たにたに

奇跡の人のたにたにのレビュー・感想・評価

奇跡の人(1962年製作の映画)
4.2
【WATER】2023年58本目

ヘレンケラーの実話を元にした作品。

1歳9ヶ月のころ熱病で、耳は聞こえず、目も見えず、話すこともできなくなってしまったヘレン。

その振る舞いはまるで感情を持たない野獣のような暴れっぷり。落ち着きなく家の物を壊しまくり、食事のマナーなど存在しない。

そこに同じく弱視を患っていたサリヴァン先生が訪れ、ヘレンの教育が始まります。
その躾ぶりが、今作ではたっぷり映し出されますが、これがすごい。
食事のマナーを教えるために、椅子に座らせ、スプーンを持たせ、口まで運ぶということを、見てるこちらも疲れるほどの大格闘劇。これ見るだけでも価値あり。

サリヴァン先生はヘレンに"言葉"を教えるために、手話でアルファベットを作って、まさに触れながら心を通わせていきます。
それだけでなく、ヘレンの持つ嫉妬、知的好奇心という本能を利用している点が素晴らしい。

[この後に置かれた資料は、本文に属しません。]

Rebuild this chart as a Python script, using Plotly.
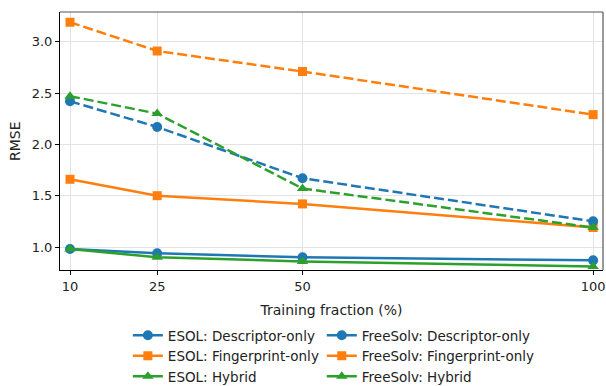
import plotly.graph_objects as go

# Training fractions (%) and RMSE per dataset / feature set
fractions = [10, 25, 50, 100]

esol_descriptor = [0.98, 0.94, 0.90, 0.87]
esol_fingerprint = [1.66, 1.50, 1.42, 1.19]
esol_hybrid = [0.98, 0.90, 0.86, 0.81]

freesolv_descriptor = [2.42, 2.17, 1.67, 1.25]
freesolv_fingerprint = [3.19, 2.91, 2.71, 2.29]
freesolv_hybrid = [2.47, 2.30, 1.57, 1.19]

x_ticks = [10, 25, 50, 100]
y_ticks = [1.0, 1.5, 2.0, 2.5, 3.0]

BLUE, ORANGE, GREEN = "#1f77b4", "#ff7f0e", "#2ca02c"
FONT = "DejaVu Sans"
DASH = "10px,4px"

series = [
    ("ESOL: Descriptor-only", esol_descriptor, BLUE, "circle", "solid", "legend"),
    ("ESOL: Fingerprint-only", esol_fingerprint, ORANGE, "square", "solid", "legend"),
    ("ESOL: Hybrid", esol_hybrid, GREEN, "triangle-up", "solid", "legend"),
    ("FreeSolv: Descriptor-only", freesolv_descriptor, BLUE, "circle", DASH, "legend2"),
    ("FreeSolv: Fingerprint-only", freesolv_fingerprint, ORANGE, "square", DASH, "legend2"),
    ("FreeSolv: Hybrid", freesolv_hybrid, GREEN, "triangle-up", DASH, "legend2"),
]

fig = go.Figure()
for name, ys, color, symbol, dash, leg in series:
    msize = 9 if symbol == "square" else 10
    fig.add_trace(go.Scatter(
        x=fractions, y=ys, name=name, mode="lines+markers",
        line=dict(color=color, width=2.5, dash=dash),
        marker=dict(color=color, symbol=symbol, size=msize, line=dict(width=0)),
        showlegend=False,
    ))
    # legend key with a solid line sample
    fig.add_trace(go.Scatter(
        x=[None], y=[None], name=name, mode="lines+markers",
        line=dict(color=color, width=2.5),
        marker=dict(color=color, symbol=symbol, size=msize, line=dict(width=0)),
        legend=leg, showlegend=True,
    ))

axis_common = dict(
    showgrid=True, gridcolor="#e3e3e3", gridwidth=1,
    showline=True, linecolor="black", linewidth=1,
    ticks="outside", ticklen=4, tickcolor="black",
    tickfont=dict(family=FONT, size=13, color="#222"),
    zeroline=False,
)

legend_common = dict(
    xref="container", yref="container",
    yanchor="top", xanchor="left",
    font=dict(family=FONT, size=13.5, color="#222"),
    bgcolor="rgba(0,0,0,0)", tracegroupgap=0, itemwidth=30,
)

fig.update_layout(
    width=606, height=386,
    margin=dict(l=60, r=3, t=12, b=116, autoexpand=False),
    paper_bgcolor="white", plot_bgcolor="white",
    font=dict(family=FONT, size=13, color="#222"),
    xaxis=dict(
        axis_common, range=[8.28, 101.7], tickvals=x_ticks,
        title=dict(text="Training fraction (%)", font=dict(family=FONT, size=14), standoff=12),
    ),
    yaxis=dict(axis_common, range=[0.776, 3.29], tickvals=y_ticks, tickformat=".1f"),
    legend=dict(legend_common, x=0.211, y=0.171),
    legend2=dict(legend_common, x=0.531, y=0.171),
    annotations=[
        dict(text="RMSE", textangle=-90, xref="paper", yref="paper",
             x=0, y=0.5, xanchor="center", yanchor="middle", xshift=-45,
             showarrow=False, font=dict(family=FONT, size=14, color="#222")),
    ],
    shapes=[
        dict(type="line", xref="paper", yref="paper", x0=0, x1=1, y0=1, y1=1,
             line=dict(color="#555", width=1.2)),
        dict(type="line", xref="paper", yref="paper", x0=1, x1=1, y0=0, y1=1,
             line=dict(color="#555", width=1.2)),
    ],
)

fig.write_html("out.html")
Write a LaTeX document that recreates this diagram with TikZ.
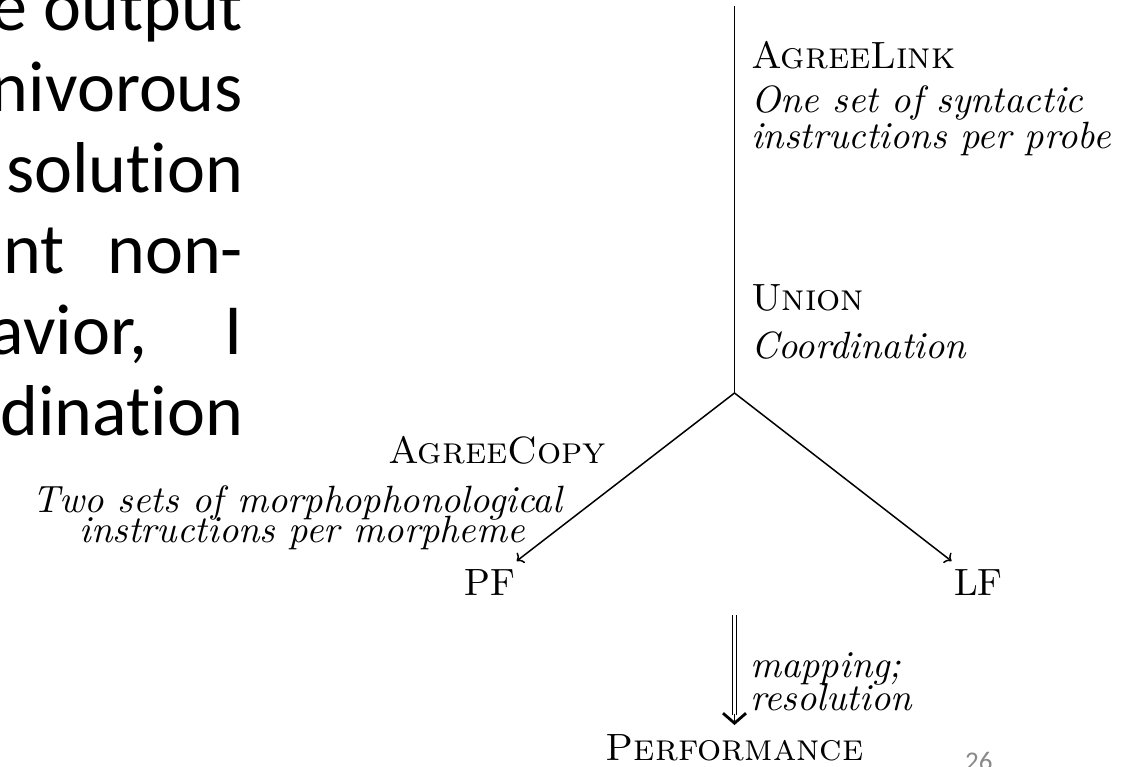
\documentclass[tikz,border=0pt]{standalone}
\usepackage{fontspec}
\usepackage{graphicx}
\usetikzlibrary{arrows.meta}
\newfontfamily\slidefont{Carlito}[Ligatures={NoCommon}]
\definecolor{pagegray}{HTML}{898989}
% 10pt Latin Modern text, enlarged as a whole
\newcommand{\scaledtext}[1]{\scalebox{3.8}{\fontsize{10}{12}\selectfont #1}}
\tikzset{
  txt/.style={inner sep=0pt, outer sep=0pt},
  slide/.style={inner sep=0pt, outer sep=0pt, font=\slidefont\fontsize{72}{86}\selectfont},
  term/.style={inner sep=8pt, outer sep=0pt},
  edge/.style={line width=1.5pt, -{To[length=6pt,width=13pt]}},
  stem/.style={line width=1.5pt},
  mapshaft/.style={line width=1.3pt, double distance=3pt, shorten >=10pt},
  maphead/.style={line width=1.3pt, shorten <=99pt,
    -{Straight Barb[length=10pt,width=23pt,line width=2.8pt]}},
}
\begin{document}
\begin{tikzpicture}[x=1pt,y=-1pt]
\useasboundingbox (0,0) rectangle (1140,766);

% slide body text, cut at the left edge
\node[slide, anchor=base east] (s1)  at (243,30)  {e output};
\node[slide, anchor=base east] (s2)  at (243,111) {nivorous};
\node[slide, anchor=base east] (s3)  at (243,192) {solution};
\node[slide, anchor=base east] (s4a) at (65,273)  {nt};
\node[slide, anchor=base east] (s4b) at (243,273) {non-};
\node[slide, anchor=base east] (s5a) at (147,354) {avior,};
\node[slide, anchor=base east] (s5b) at (243,354) {I};
\node[slide, anchor=base east] (s6)  at (243,435) {dination};

% stem of the model
\coordinate (top)  at (734.5,6);
\coordinate (junc) at (734.5,393);

\node[txt, anchor=base west] (agreelink) at (751,68)  {\scaledtext{\textsc{AgreeLink}}};
\node[txt, anchor=base west] (linkA)     at (751,112) {\scaledtext{\itshape One set of syntactic}};
\node[txt, anchor=base west] (linkB)     at (751,148) {\scaledtext{\itshape instructions per probe}};
\node[txt, anchor=base west] (union)     at (751,310) {\scaledtext{\textsc{Union}}};
\node[txt, anchor=base west] (coord)     at (751,358) {\scaledtext{\itshape Coordination}};

% left branch label
\node[txt, anchor=base] (agreecopy) at (497,463) {\scaledtext{\textsc{AgreeCopy}}};
\node[txt, anchor=base east] (copyA) at (562,512) {\scaledtext{\itshape Two sets of morphophonological}};
\node[txt, anchor=base east] (copyB) at (525,542) {\scaledtext{\itshape instructions per morpheme}};

% interfaces
\node[term, anchor=base] (PF) at (489.5,595) {\scaledtext{PF}};
\node[term, anchor=base] (LF) at (978.5,595) {\scaledtext{LF}};

% performance
\coordinate (mapstart) at (734.5,615);
\node[inner sep=9pt, outer sep=0pt, anchor=base] (perf) at (734.5,760) {\scaledtext{\textsc{Performance}}};
\node[txt, anchor=base west] (mapA) at (750,677) {\scaledtext{\itshape mapping;}};
\node[txt, anchor=base west] (mapB) at (750,710) {\scaledtext{\itshape resolution}};

% page number
\node[inner sep=0pt, anchor=base west, font=\slidefont\fontsize{27}{32}\selectfont, text=pagegray] (pagenum) at (965,770) {26};

% connectors
\draw[stem] (top) -- (junc);
\draw[edge] (junc) -- (PF);
\draw[edge] (junc) -- (LF);
\draw[mapshaft] (mapstart) -- (perf);
\draw[maphead] (mapstart) -- (perf);
\end{tikzpicture}
\end{document}
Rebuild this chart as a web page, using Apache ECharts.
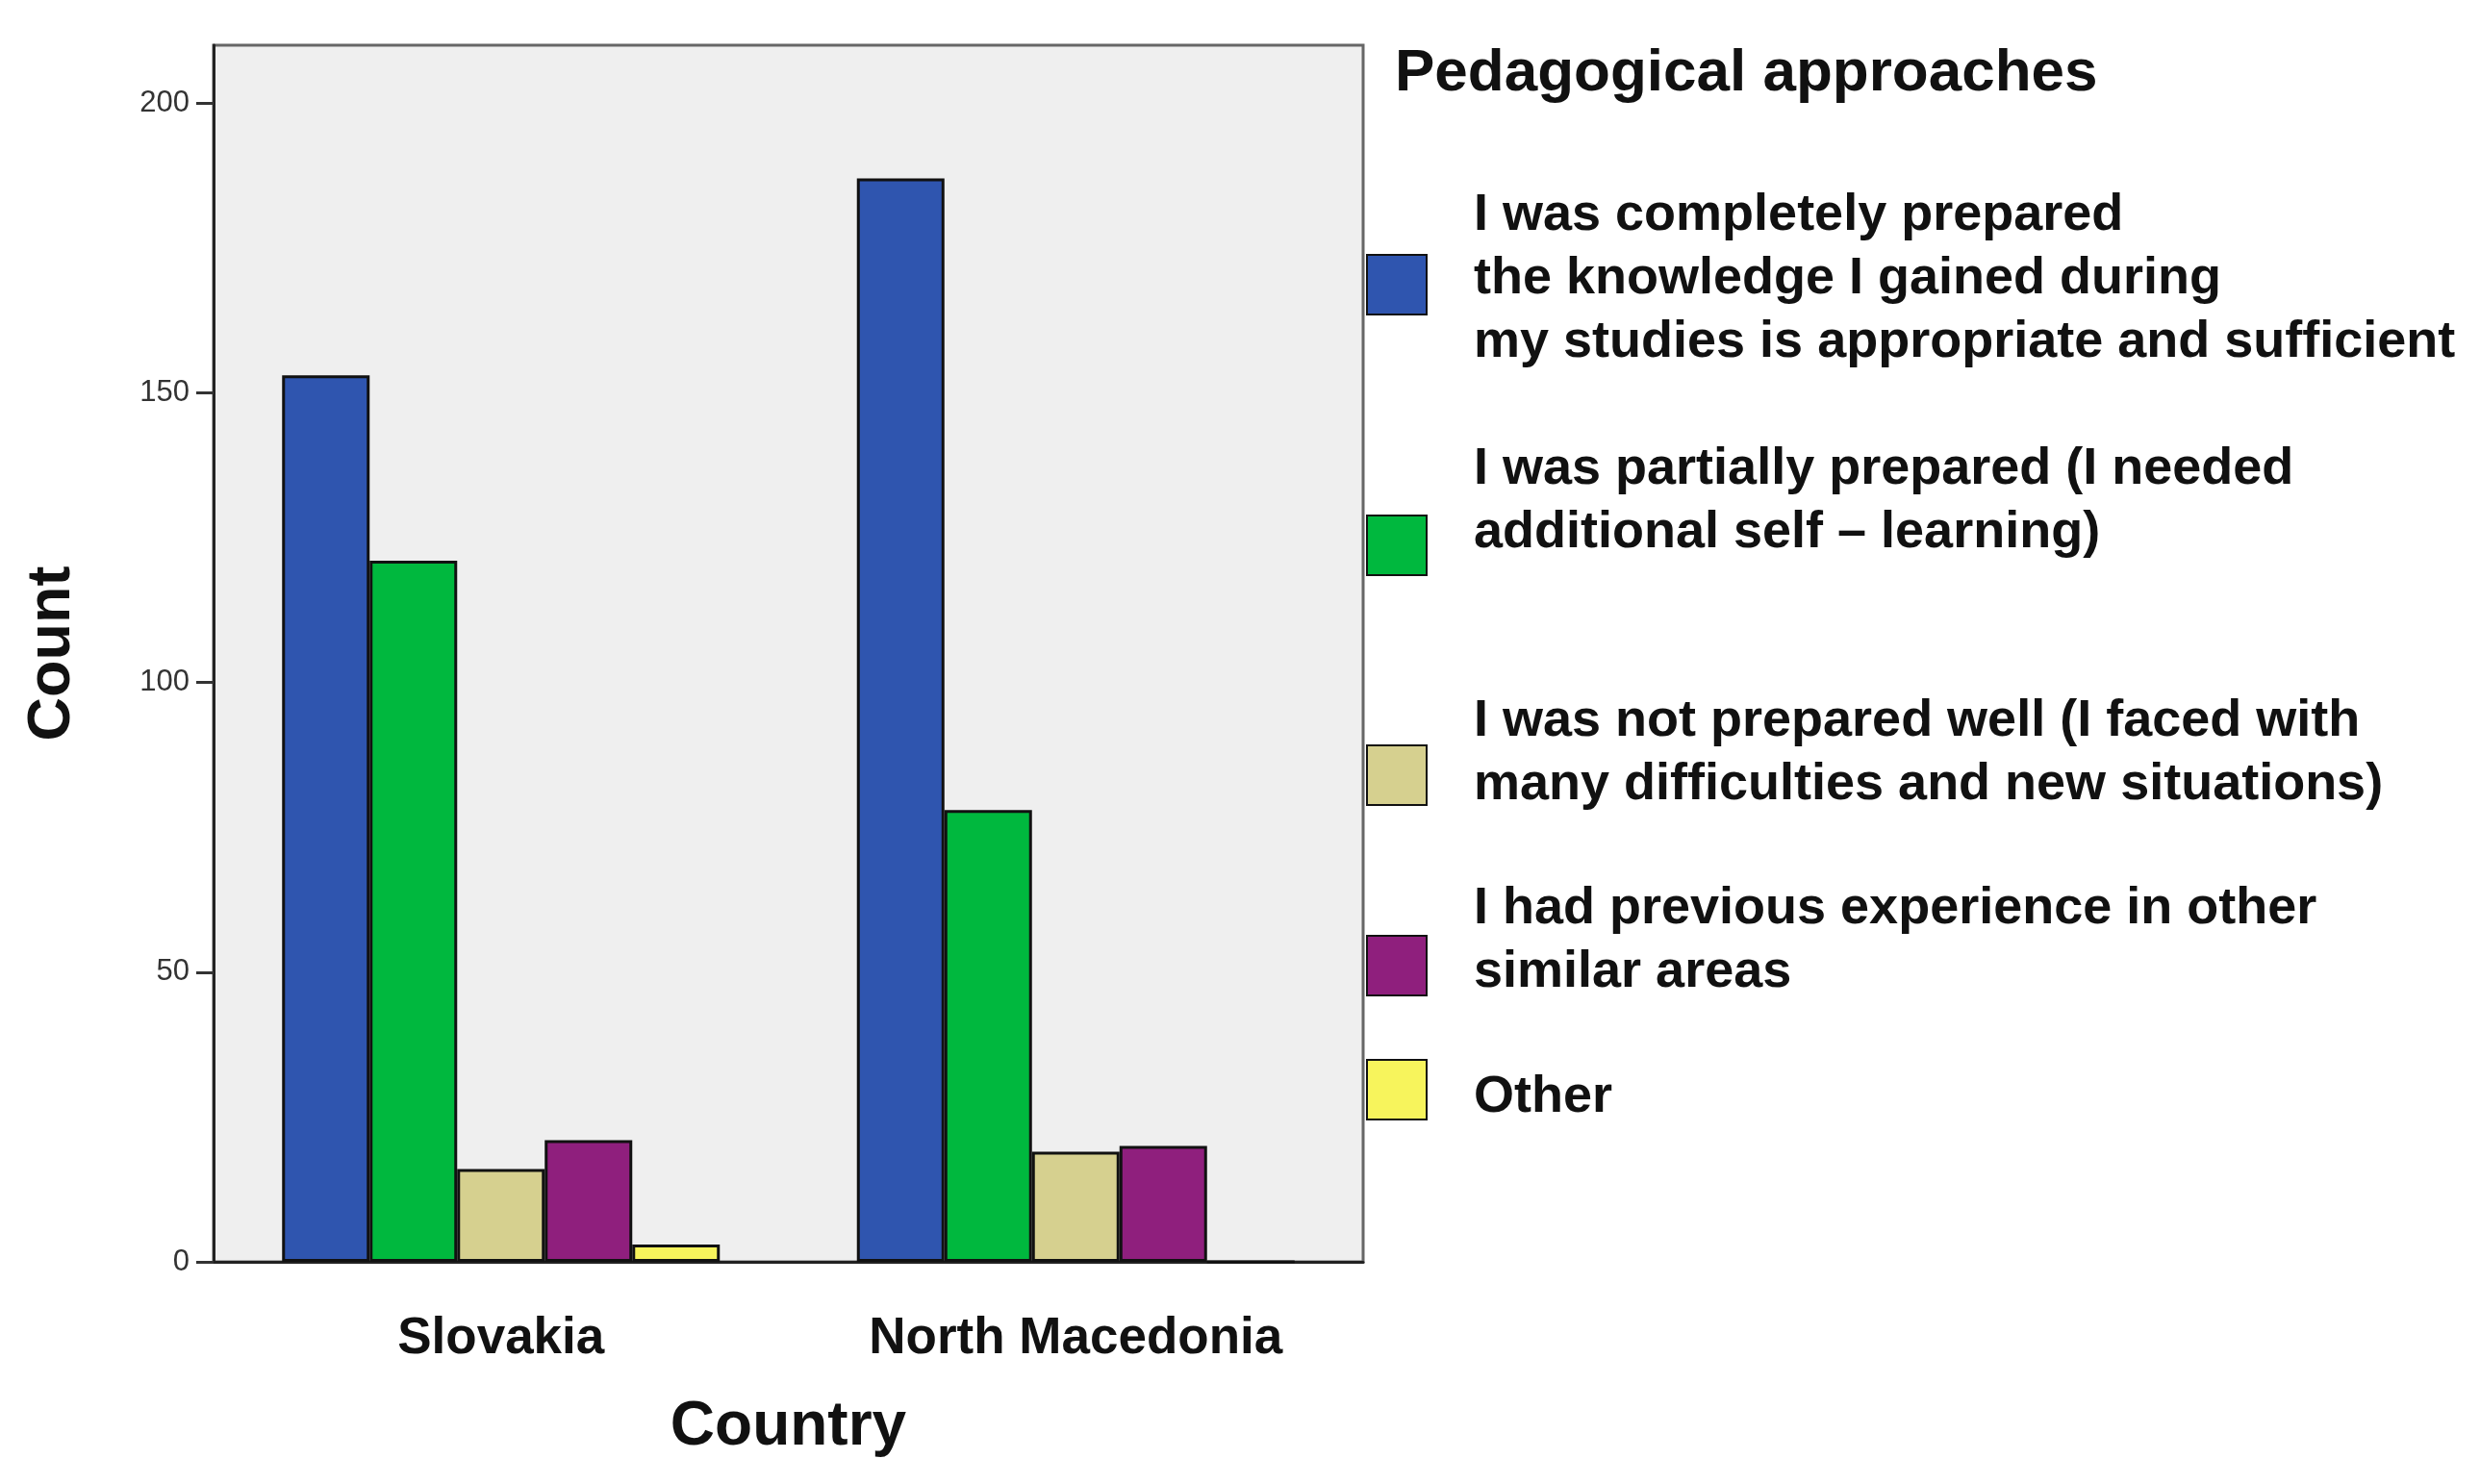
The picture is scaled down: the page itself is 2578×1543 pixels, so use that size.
<!DOCTYPE html>
<html>
<head>
<meta charset="utf-8">
<script src="https://cdn.jsdelivr.net/npm/echarts@6/dist/echarts.min.js"></script>
<style>
  html, body { margin: 0; padding: 0; background: #ffffff; }
  #chart { width: 2578px; height: 1543px; }
</style>
</head>
<body>
<div id="chart"></div>
<script>
// ---- data ----
const categories = ['Slovakia', 'North Macedonia'];
const seriesNames = [
  'I was completely prepared the knowledge I gained during my studies is appropriate and sufficient',
  'I was partially prepared (I needed additional self – learning)',
  'I was not prepared well (I faced with many difficulties and new situations)',
  'I had previous experience in other similar areas',
  'Other'
];
const legendLabels = [
  'I was completely prepared\nthe knowledge I gained during\nmy studies is appropriate and sufficient',
  'I was partially prepared (I needed\nadditional self – learning)',
  'I was not prepared well (I faced with\nmany difficulties and new situations)',
  'I had previous experience in other\nsimilar areas',
  'Other'
];
const completelyPrepared = [153, 187];
const partiallyPrepared = [121, 78];
const notPreparedWell = [16, 19];
const previousExperience = [21, 20];
const other = [3, 0];
const seriesValues = [completelyPrepared, partiallyPrepared, notPreparedWell, previousExperience, other];
const yTicks = [0, 50, 100, 150, 200];

// ---- style / layout ----
const colors = ['#2F55AF', '#00B83E', '#D6D08F', '#8F1F7D', '#F7F45C'];
const FONT = '"Liberation Sans", Arial, sans-serif';
const legendTops = [191, 455, 717, 912, 1092];
// vertical offset of text block relative to swatch: extra spacer line after (positive) or before (negative)
const legendSpacer = [12, 92, 46, 52, -16];

const chart = echarts.init(document.getElementById('chart'), null, {renderer: 'canvas'});

function legendText(i) {
  const s = legendSpacer[i];
  if (s > 0) return legendLabels[i] + '\n{sp' + i + '| }';
  if (s < 0) return '{sp' + i + '| }\n' + legendLabels[i];
  return legendLabels[i];
}

const option = {
  backgroundColor: '#ffffff',
  animation: false,
  title: {
    text: 'Pedagogical approaches',
    left: 1450,
    top: 46,
    padding: 0,
    textStyle: { fontFamily: FONT, fontSize: 62, fontWeight: 'bold', color: '#111' }
  },
  legend: legendLabels.map((txt, i) => {
    const rich = {};
    rich['sp' + i] = { fontSize: 1, lineHeight: Math.abs(legendSpacer[i]) };
    return {
      data: [seriesNames[i]],
      orient: 'vertical',
      left: 1420,
      top: legendTops[i],
      padding: 0,
      itemWidth: 62,
      itemHeight: 62,
      selectedMode: false,
      icon: 'rect',
      formatter: () => legendText(i),
      textStyle: {
        fontFamily: FONT, fontSize: 54, fontWeight: 'bold', color: '#111',
        lineHeight: 66, padding: [0, 0, 0, 44], rich: rich
      }
    };
  }),
  grid: {
    left: 222, right: 1161, top: 47, bottom: 231,
    show: true, backgroundColor: '#EFEFEF', borderColor: '#666', borderWidth: 3,
    containLabel: false
  },
  xAxis: {
    type: 'category',
    data: categories,
    name: 'Country',
    nameLocation: 'middle',
    nameGap: 140,
    nameTextStyle: { fontFamily: FONT, fontSize: 64, fontWeight: 'bold', color: '#111' },
    axisLine: { lineStyle: { color: '#222', width: 3 } },
    axisTick: { alignWithLabel: true, length: 16, lineStyle: { color: '#333', width: 3 } },
    axisLabel: { margin: 54, fontFamily: FONT, fontSize: 53, fontWeight: 'bold', color: '#111' },
    splitLine: { show: false }
  },
  yAxis: {
    type: 'value',
    min: 0,
    max: 210,
    interval: 50,
    name: 'Count',
    nameLocation: 'middle',
    nameGap: 136,
    nameRotate: 90,
    nameTextStyle: { fontFamily: FONT, fontSize: 63, fontWeight: 'bold', color: '#111' },
    axisLine: { show: true, lineStyle: { color: '#222', width: 3 } },
    axisTick: { show: true, length: 18, lineStyle: { color: '#333', width: 3 } },
    axisLabel: {
      margin: 25, fontFamily: FONT, fontSize: 31, color: '#333',
      showMaxLabel: false,
      formatter: v => (yTicks.indexOf(v) >= 0 ? String(v) : '')
    },
    splitLine: { show: false }
  },
  series: seriesNames.map((name, i) => ({
    name: name,
    type: 'bar',
    data: seriesValues[i],
    barWidth: 91,
    barGap: '0%',
    itemStyle: { color: colors[i], borderColor: '#111', borderWidth: 3 }
  }))
};

chart.setOption(option);
</script>
</body>
</html>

そもそも物に名称があるという概念を伝えることが難しい。それが最終的に通じた時、ヘレンの頬を涙が伝う。
これが"WATER"という概念を知った時というのが、素晴らしい本筋。

水を知り、そして母を知り、父を知る。
そして先生を知り、自分が愛されていることを知る。



南部と北部の対立関係と、亭主とサリヴァンとの対立を照らし合わせ、その時代を切り取った側面を取り入れている点も見逃せない。